この「標準的な条件」というのは、撤去・搬入がスムーズで、配管や基礎の補修が不要なケースを指します。
しかし、工事が長引くと追加費用が発生することもあります。
例えば、既存の配管の位置が合わず延長部材を追加する場合、部材代+作業時間の人件費が加算されます。
私の現場経験では、2時間延びると1万円前後の追加が発生するケースもありました。
ただし、これはあくまで時間=費用という単純計算ではなく、追加作業の内容によるため、事前に「追加作業時の料金表」を確認しておくことが重要です。
時間を短縮することで費用を抑える
事前に障害物を片付けたり、搬入経路を確保しておくことで工事時間を短縮できれば、その分追加費用のリスクも減らせます。
また、電気工事が必要な場合は、同日に対応できる業者を手配しておくと「後日工事」にならずに済み、総費用を抑えられることがあります。
工事を早く終わらせるためのコツ
1. 事前の現地調査を必ず受ける
現地調査を省略してしまうと、当日になって「配管の位置が違う」「搬入経路が確保できない」などの問題が発覚します。
これらは確実に工事時間を延ばす要因です。
業者によっては写真送付だけで見積もることもありますが、取り替え工事は現物確認が一番確実です。
2. 当日の立ち会いで判断を早くする
工事中に判断が必要な場面が出たとき、すぐに返答できれば作業が止まる時間を減らせます。
例えば「この配管は延長しますか、それとも交換しますか?」といった質問にすぐ答えられれば、職人がその場で作業を続行できます。
私の感覚では、判断の待ち時間が合計30分以上になる現場も珍しくありません。
3. 機器の納品と工事日を確定させておく
繁忙期(特に12〜2月)は、機器が入荷しても工事日が数週間先になることがあります。
この間に気温が下がると、凍結で既存機器が完全に使えなくなる恐れがあります。
スムーズに交換するためには、納品日と工事日を同時に押さえてしまうのが理想です。
工事後のフォロー時間も考慮する
アフター説明と引き渡し
工事が終わったら、使い方やメンテナンス方法の説明があります。
これは平均20〜30分ですが、お客様が初めてエコキュートを使う場合は1時間近くかかることもあります。
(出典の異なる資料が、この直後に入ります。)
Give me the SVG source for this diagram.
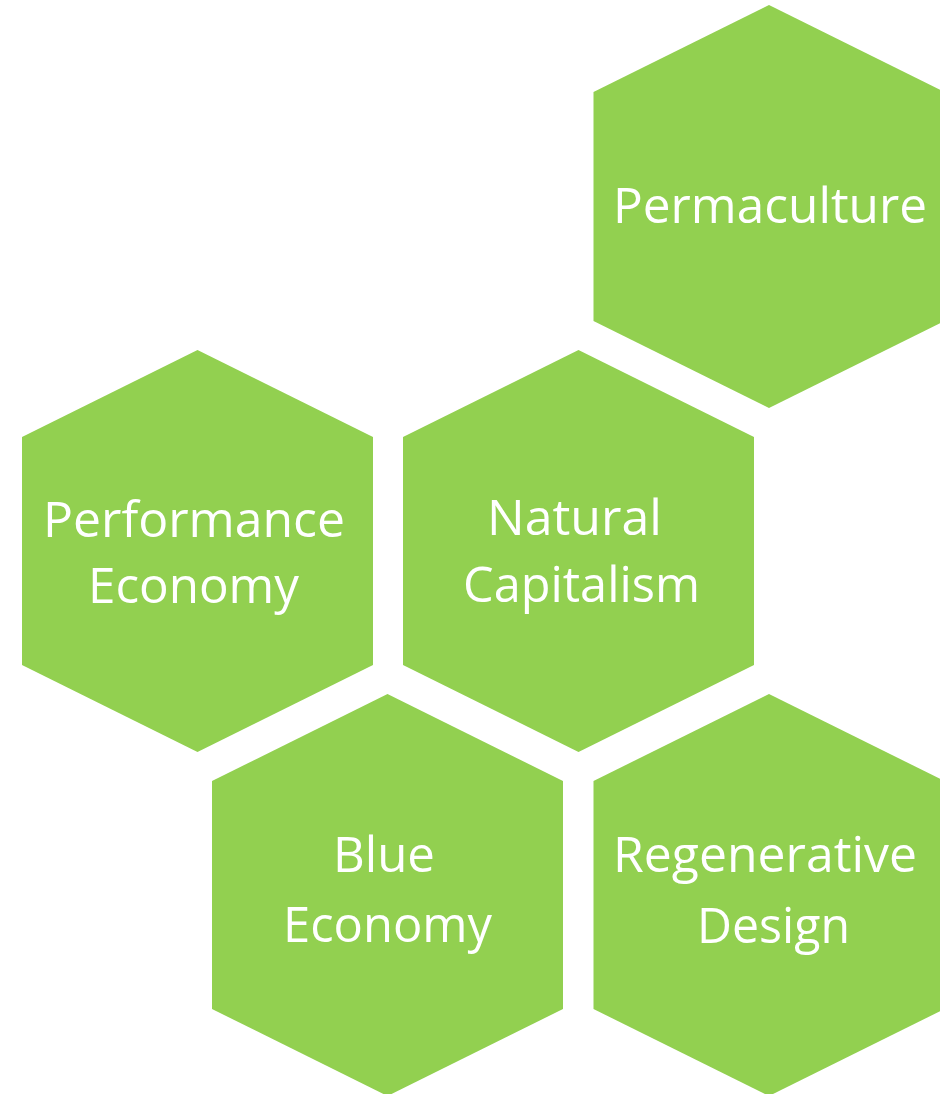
<svg xmlns="http://www.w3.org/2000/svg" width="940" height="1094" viewBox="0 0 940 1094">
<style>
.hex{fill:#92D050;}
.t{fill:#FFFFFF;font-family:"Open Sans","Noto Sans",sans-serif;font-size:49px;text-anchor:middle;}
</style>
<rect width="940" height="1094" fill="#FFFFFF"/>
<g id="permaculture">
<polygon class="hex" points="769,5 944.5,92 944.5,321 769,408 593.5,321 593.5,92"/>
<text class="t" x="770" y="222.5" textLength="314" lengthAdjust="spacingAndGlyphs">Permaculture</text>
</g>
<g id="performance-economy">
<polygon class="hex" points="197.5,350 373,437 373,665 197.5,752 22,665 22,437"/>
<text class="t" x="194" y="537" textLength="302" lengthAdjust="spacingAndGlyphs">Performance</text>
<text class="t" x="193.5" y="602.5" textLength="211" lengthAdjust="spacingAndGlyphs">Economy</text>
</g>
<g id="natural-capitalism">
<polygon class="hex" points="578.5,350 754,437 754,665 578.5,752 403,665 403,437"/>
<text class="t" x="574.5" y="535" textLength="175" lengthAdjust="spacingAndGlyphs">Natural</text>
<text class="t" x="581.5" y="602" textLength="237" lengthAdjust="spacingAndGlyphs">Capitalism</text>
</g>
<g id="blue-economy">
<polygon class="hex" points="387.5,694 563,781 563,1009 387.5,1096 212,1009 212,781"/>
<text class="t" x="384" y="871.7" textLength="102" lengthAdjust="spacingAndGlyphs">Blue</text>
<text class="t" x="387.5" y="941.7" textLength="209" lengthAdjust="spacingAndGlyphs">Economy</text>
</g>
<g id="regenerative-design">
<polygon class="hex" points="769,694 944.5,781 944.5,1009 769,1096 593.5,1009 593.5,781"/>
<text class="t" x="765" y="871.7" textLength="304" lengthAdjust="spacingAndGlyphs">Regenerative</text>
<text class="t" x="773.5" y="943" textLength="153" lengthAdjust="spacingAndGlyphs">Design</text>
</g>
<g id="connectors"/>
</svg>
特にリモコン操作や節電設定は細かい部分が多く、説明を端折ると後日「使い方がわからない」という問い合わせが増えます。
試運転後の最終チェック
お湯の温度・圧力・漏れの有無を確認し、配管周りの断熱材の状態を再確認します。
この最終チェックは短時間ですが、確実に行うことで長期的なトラブルを防げます。
私の経験では、この最終チェックをしっかりやっている業者ほど、設置後数年間は修理依頼がほとんど入りません。
まとめ
エコキュートの取り替え工事は、一般的な条件であれば半日程度、つまり4〜6時間で完了します。
しかし、搬入経路の障害物や配管・基礎の補修、電気工事の追加が必要になると、プラス2〜3時間かかることも珍しくありません。
そのため、当日はスケジュールに余裕を持ち、夕方から予定を入れないようにしておくのが賢明です。
また、工事後すぐに高温のお湯が使えるわけではないことも覚えておきたいポイントです。
冬場は沸き上げに最大6時間ほどかかるため、夕方に工事が終わった場合は、当日の入浴時間を調整するか、事前に応急的なお湯の確保を考えておきましょう。
工事をスムーズに進めるためには、設置場所や搬入経路の事前整理、現地調査の確実な実施、当日の迅速な判断が重要です。
これらを押さえておけば、時間のロスも費用の追加も最小限に抑えられます。
エコキュートは10年〜15年と長く使う設備です。
だからこそ、取り替えの一日を慌ただしく過ごすのではなく、計画的に準備して「安全・確実・快適」に迎えたいものです。
次の冬を安心して迎えるためにも、今日から少しずつ準備を始めてみませんか。